No guarantees I’ll be able to keep up a regular devlog, but over the past couple of weeks I spent so much time on AS development that I just felt I should let you folks know about it somewhere
This is primarily because (as so often), the work is mostly invisible. But let me explain: With the AS Technology Demonstrator project wrapped up, we had to think about what to do next. As discussed in our year-end post last month, there are several ideas on the table and I want to start experimenting on a new feature soon. But before I can do that, I really needed to get the technical foundation of current-generation AirlineSim up to speed. By that I don’t mean any user-facing changes, but upgrading the plethora of 3rd-party frameworks we use to their latest versions. Many of these hadn’t been bumped up in what’s likely a decade or more, so this was overdue.
With that many years having passed, the upgrades were everything but painless and it took days to do all the adjustments. Which is a bit frustrating, as you spend so much time working on something and at the end it all behaves exactly the same (which is, in fact, the goal)
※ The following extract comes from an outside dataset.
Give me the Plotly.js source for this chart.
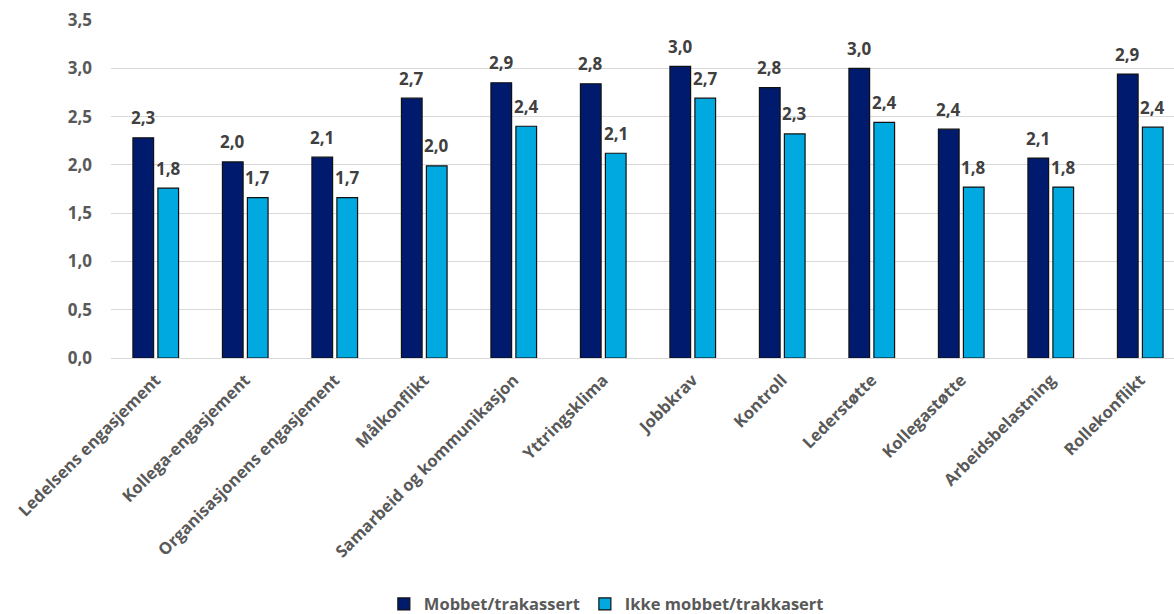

That said, this is mostly complete and I am merely ironing our final issues that showed during smoke-testing on our internal test server. I expect this “new version” to roll out to all game worlds over the coming weeks and, ideally, you won’t notice a thing.
In other news, our investigation of improved aircraft performance formulas continues. More specifically, we’re looking into much more realistic fuel consumption formulas and hope to have new formulas ready for internal testing soon. Once they are deemed satisfactory, we’ll adjust the respective data research guidelines for our team of aircraft data volunteers, so we can gradually roll out the new formulas across all aircraft types (this might take a while).